Application. Most applications only require one standard-size EASYchange brush holder; it serves all generators, minimizing the need for multiple models and spares. The effort required for retrofitting generators depends on the machine. Perhaps the most involved is a replacement of the type profiled in Figs I through N for a large steam turbine.

The doghouse area is exposed showing the exciter on a stub shaft at the end of the generator (Fig I). The collector rings in Fig J are easy to inspect with the old brush rigging removed. The positive and negative rings are separated from each other by the insulated frame in the center of the shaft.

Cross arms for mounting the new brush holders are installed in Fig K with this portion of the job complete in Fig L. The holes in the cross arms are precisely drilled for installing the brush-holder mounts (Fig M) and retaining the brush holder in proper position.

The brush holders slide over the mounts and are locked in place by positioning the handle at about a 45-deg angle as shown in Fig N.

Most gas turbines, including the 7F, are easier to retrofit: A simple adaptor allows quick installation of the brush holders. Figs O and P are before/after photos for a 7F replacement.

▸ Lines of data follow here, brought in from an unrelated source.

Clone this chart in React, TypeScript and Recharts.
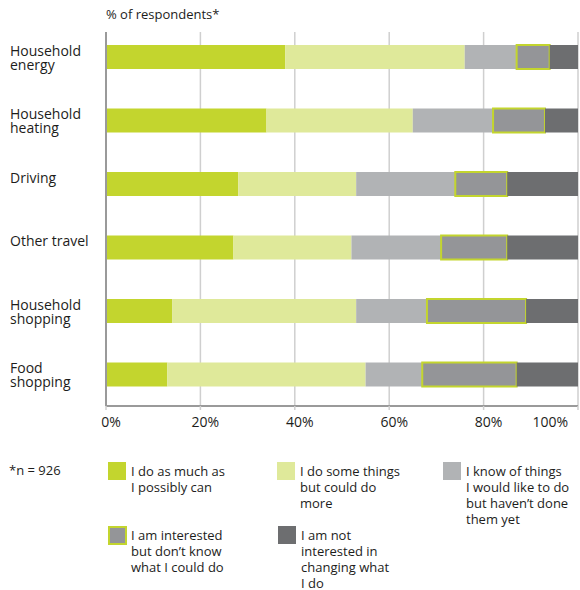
import { BarChart, Bar, XAxis, YAxis, CartesianGrid } from 'recharts'

const categories = [
  'Household\nenergy',
  'Household\nheating',
  'Driving',
  'Other travel',
  'Household\nshopping',
  'Food\nshopping',
]

const doMost = [38, 34, 28, 27, 14, 13]
const doSome = [38, 31, 25, 25, 39, 42]
const knowOf = [11, 17, 21, 19, 15, 12]
const interested = [7, 11, 11, 14, 21, 20]
const notInterested = [6, 7, 15, 15, 11, 13]

const xTicks = [0, 20, 40, 60, 80, 100]

const seriesNames = [
  'I do as much as\nI possibly can',
  'I do some things\nbut could do\nmore',
  'I know of things\nI would like to do\nbut haven\u2019t done\nthem yet',
  'I am interested\nbut don\u2019t know\nwhat I could do',
  'I am not\ninterested in\nchanging what\nI do',
]

const GREEN = '#c3d52e'
const LIGHT_GREEN = '#dfe99a'
const GRAY = '#b1b3b5'
const MID_GRAY = '#949598'
const DARK_GRAY = '#6d6e70'
const FONT = '"Open Sans", sans-serif'
const TEXT = '#1d1d1b'

const data = categories.map((cat, i) => ({
  cat,
  doMost: doMost[i],
  doSome: doSome[i],
  knowOf: knowOf[i],
  interested: interested[i],
  notInterested: notInterested[i],
}))

function CategoryTick({ y, payload }: { x?: number; y?: number; payload?: { value: string } }) {
  const lines = String(payload?.value ?? '').split('\n')
  return (
    <text x={10} y={(y ?? 0) - 1} fill={TEXT} fontSize={14} fontFamily={FONT} textAnchor="start">
      {lines.map((l, i) => (
        <tspan key={i} x={10} dy={i === 0 ? 0 : 14}>{l}</tspan>
      ))}
    </text>
  )
}

function PercentTick({ x, y, payload }: { x?: number; y?: number; payload?: { value: number } }) {
  const v = payload?.value ?? 0
  const last = v === 100
  return (
    <text
      x={(x ?? 0) + (last ? 0 : 5)}
      y={(y ?? 0) + 15}
      fill={TEXT}
      fontSize={14}
      fontFamily={FONT}
      textAnchor={last ? 'end' : 'middle'}
    >
      {v}%
    </text>
  )
}

const swatches = [
  { color: GREEN, left: 108, top: 462 },
  { color: LIGHT_GREEN, left: 277, top: 462 },
  { color: GRAY, left: 443, top: 462 },
  { color: MID_GRAY, left: 108, top: 526, border: true },
  { color: DARK_GRAY, left: 278, top: 526 },
]

export default function App() {
  return (
    <div style={{ position: 'absolute', left: 0, top: 0, width: 580, height: 590, background: '#fff', fontFamily: FONT, color: TEXT }}>
      <div style={{ position: 'absolute', left: 106, top: 5, fontSize: 13, lineHeight: '18px' }}>% of respondents*</div>
      <BarChart
        width={580}
        height={440}
        data={data}
        layout="vertical"
        margin={{ top: 32, right: 2, bottom: 0, left: 0 }}
        barSize={24}
      >
        <CartesianGrid horizontal={false} stroke="#cfcfcf" strokeWidth={1.5} />
        <XAxis
          type="number"
          domain={[0, 100]}
          ticks={xTicks}
          height={34}
          axisLine={{ stroke: '#9a9a9a', strokeWidth: 2 }}
          tickLine={{ stroke: '#cfcfcf', strokeWidth: 1.5 }}
          tickSize={4}
          tick={<PercentTick />}
        />
        <YAxis
          type="category"
          dataKey="cat"
          width={106}
          padding={{ top: -7, bottom: 0 }}
          axisLine={{ stroke: '#9a9a9a', strokeWidth: 2 }}
          tickLine={false}
          tick={<CategoryTick />}
        />
        <Bar dataKey="doMost" stackId="a" fill={GREEN} isAnimationActive={false} />
        <Bar dataKey="doSome" stackId="a" fill={LIGHT_GREEN} isAnimationActive={false} />
        <Bar dataKey="knowOf" stackId="a" fill={GRAY} isAnimationActive={false} />
        <Bar dataKey="interested" stackId="a" fill={MID_GRAY} stroke={GREEN} strokeWidth={2} isAnimationActive={false} />
        <Bar dataKey="notInterested" stackId="a" fill={DARK_GRAY} isAnimationActive={false} />
      </BarChart>
      <div style={{ position: 'absolute', left: 9, top: 462, fontSize: 13, lineHeight: '16px' }}>*n = 926</div>
      {swatches.map((s, i) => (
        <div key={i}>
          <div
            style={{
              position: 'absolute',
              left: s.left,
              top: s.top,
              width: s.border ? 19 : 18,
              height: s.border ? 19 : 18,
              boxSizing: 'border-box',
              background: s.color,
              border: s.border ? `2px solid ${GREEN}` : 'none',
            }}
          />
          <div
            style={{
              position: 'absolute',
              left: s.left + 23,
              top: s.top + 1,
              fontSize: 13,
              lineHeight: '16px',
              whiteSpace: 'pre-line',
            }}
          >
            {seriesNames[i]}
          </div>
        </div>
      ))}
    </div>
  )
}
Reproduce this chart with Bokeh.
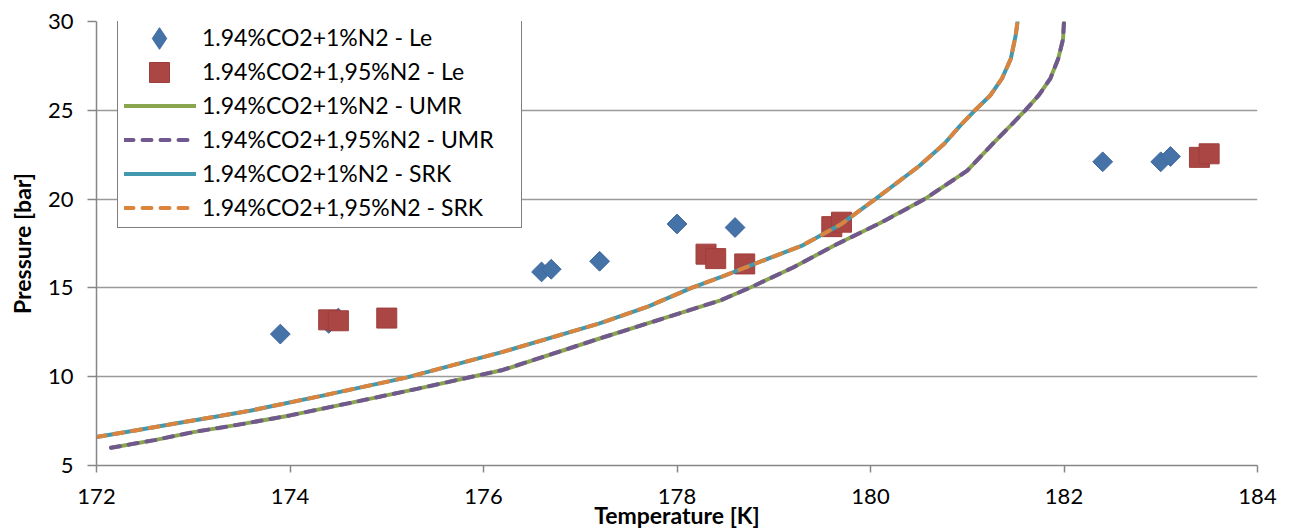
import math
from bokeh.plotting import figure
from bokeh.models import Range1d, FixedTicker, Legend, LegendItem, ColumnDataSource
from bokeh.embed import file_html
from bokeh.resources import INLINE

# Experimental data (Le)
le_1n2_T = [173.9, 174.4, 174.5, 176.6, 176.7, 177.2, 178.0, 178.6, 182.4, 183.0, 183.1]
le_1n2_P = [12.4, 13.0, 13.3, 15.9, 16.05, 16.5, 18.6, 18.4, 22.1, 22.1, 22.4]
le_195n2_T = [174.4, 174.5, 175.0, 178.3, 178.4, 178.7, 179.6, 179.7, 183.4, 183.5]
le_195n2_P = [13.2, 13.15, 13.3, 16.9, 16.65, 16.35, 18.45, 18.7, 22.35, 22.55]

# Model curves
umr_T = [172.15, 172.6, 173.0, 173.5, 174.0, 174.6, 175.3, 176.2, 177.2, 177.9, 178.45, 178.77,
         179.2, 179.63, 180.1, 180.56, 181.0, 181.26, 181.45, 181.6, 181.74, 181.86, 181.94,
         181.99, 182.0]
umr_P = [6.0, 6.43, 6.88, 7.33, 7.82, 8.5, 9.3, 10.38, 12.15, 13.35, 14.3, 15.05,
         16.15, 17.4, 18.65, 20.0, 21.6, 23.1, 24.15, 25.0, 25.85, 26.8, 27.9,
         29.0, 30.0]
srk_T = [172.0, 172.4, 172.8, 173.2, 173.6, 174.35, 175.2, 176.2, 177.2, 177.7, 178.15, 178.45,
         178.8, 179.3, 179.7, 180.05, 180.5, 180.76, 180.93, 181.08, 181.24, 181.36, 181.45,
         181.5, 181.52]
srk_P = [6.6, 6.97, 7.35, 7.72, 8.1, 8.95, 9.95, 11.4, 13.0, 13.95, 15.0, 15.6,
         16.35, 17.4, 18.6, 20.0, 21.85, 23.1, 24.15, 25.0, 25.85, 26.8, 27.9,
         29.2, 30.0]

x_ticks = [172, 174, 176, 178, 180, 182, 184]
y_ticks = [5, 10, 15, 20, 25, 30]

labels = ["1.94%CO2+1%N2 - Le", "1.94%CO2+1,95%N2 - Le", "1.94%CO2+1%N2 - UMR",
          "1.94%CO2+1,95%N2 - UMR", "1.94%CO2+1%N2 - SRK", "1.94%CO2+1,95%N2 - SRK"]

FONT = "Lato"
BLUE, BLUE_EDGE = "#4572A7", "#3E68A0"
RED, RED_EDGE = "#AA4643", "#9E3F3C"

p = figure(width=1294, height=531, output_backend="svg", toolbar_location=None,
           x_range=Range1d(172, 184), y_range=Range1d(5, 30),
           min_border_left=96, min_border_right=37, min_border_top=21, min_border_bottom=66)
p.outline_line_color = None
p.background_fill_color = "white"
p.border_fill_color = "white"

s_d = ColumnDataSource(dict(x=le_1n2_T, y=le_1n2_P))
s_s = ColumnDataSource(dict(x=le_195n2_T, y=le_195n2_P))
r1 = p.scatter("x", "y", source=s_d, marker="square", size=14, angle=math.pi / 4,
               fill_color=BLUE, line_color=BLUE_EDGE, line_width=1)
r2 = p.scatter("x", "y", source=s_s, marker="square", size=20,
               fill_color=RED, line_color=RED_EDGE, line_width=1)
# hidden twin of the diamond series, used only for its legend key
# (legend markers are never rotated, so the rotated square cannot serve)
r1_key = p.scatter("x", "y", source=s_d, marker="diamond", size=14,
                   fill_color=BLUE, line_color=BLUE_EDGE, line_width=1, visible=False)

r3 = p.line(umr_T, umr_P, line_color="#89A54E", line_width=4, line_cap="round", line_join="round")
r4 = p.line(umr_T, umr_P, line_color="#71588F", line_width=4, line_dash="9 9", line_cap="round", line_join="round")
r5 = p.line(srk_T, srk_P, line_color="#4198AF", line_width=4, line_cap="round", line_join="round")
r6 = p.line(srk_T, srk_P, line_color="#DB843D", line_width=4, line_dash="9 9", line_cap="round", line_join="round")

# axes
p.xaxis.ticker = FixedTicker(ticks=x_ticks)
p.yaxis.ticker = FixedTicker(ticks=y_ticks)
p.xaxis.minor_tick_line_color = None
p.yaxis.minor_tick_line_color = None
for ax in (p.xaxis[0], p.yaxis[0]):
    ax.axis_line_color = "#868686"
    ax.axis_line_width = 1.5
    ax.major_tick_line_color = "#868686"
    ax.major_tick_line_width = 1.5
    ax.major_tick_in = 0
    ax.major_label_text_font = FONT
    ax.major_label_text_font_size = "22px"
    ax.major_label_text_color = "black"
    ax.axis_label_text_font = FONT
    ax.axis_label_text_font_style = "bold"
    ax.axis_label_text_font_size = "23px"
    ax.axis_label_text_color = "black"
p.xaxis.axis_label = "Temperature [K]"
p.yaxis.axis_label = "Pressure [bar]"
p.xaxis.major_tick_out = 7
p.yaxis.major_tick_out = 9
p.xaxis.major_label_standoff = 16
p.yaxis.major_label_standoff = 14
p.xaxis.axis_label_standoff = -6
p.yaxis.axis_label_standoff = 9

p.xgrid.grid_line_color = None
p.ygrid.grid_line_color = "#9A9A9A"
p.ygrid.grid_line_width = 1.5

legend = Legend(items=[LegendItem(label=labels[0], renderers=[r1_key]),
                       LegendItem(label=labels[1], renderers=[r2]),
                       LegendItem(label=labels[2], renderers=[r3]),
                       LegendItem(label=labels[3], renderers=[r4]),
                       LegendItem(label=labels[4], renderers=[r5]),
                       LegendItem(label=labels[5], renderers=[r6])],
                location=(21, 237))
legend.padding = 6
legend.margin = 0
legend.spacing = 6
legend.glyph_width = 72
legend.glyph_height = 23
legend.label_height = 23
legend.label_width = 313
legend.label_standoff = 6
legend.label_text_font = FONT
legend.label_text_font_size = "23px"
legend.label_text_color = "black"
legend.border_line_color = "black"
legend.border_line_width = 1
legend.background_fill_color = "white"
legend.background_fill_alpha = 1
p.add_layout(legend, "center")

# larger legend markers drawn over the small default ones
def marker_overlay(renderer, box, loc):
    lg = Legend(items=[LegendItem(label=" ", renderers=[renderer])], location=loc)
    lg.padding = 0
    lg.margin = 0
    lg.glyph_width = 72
    lg.glyph_height = box
    lg.label_height = box
    lg.label_width = 1
    lg.label_standoff = 0
    lg.label_text_font_size = "1px"
    lg.border_line_color = None
    lg.background_fill_alpha = 0
    p.add_layout(lg, "center")

marker_overlay(r1_key, 54, (27, 400))
marker_overlay(r2, 50, (27, 368))

open("out.html", "w").write(file_html(p, INLINE))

The company reps said a 7F retrofit takes less than a day and that a turn­key install for this machine is less than $50,000. If justification is done on a life-cycle cost basis, the added safety and reliability, and promise of lower maintenance costs, are expected to repay the initial investment several times over. Several hundred retrofits have been done since EASYchange was introduced about six years ago. One eastern utility alone has replaced the brush system supplied with more than three dozen of its 7FAs.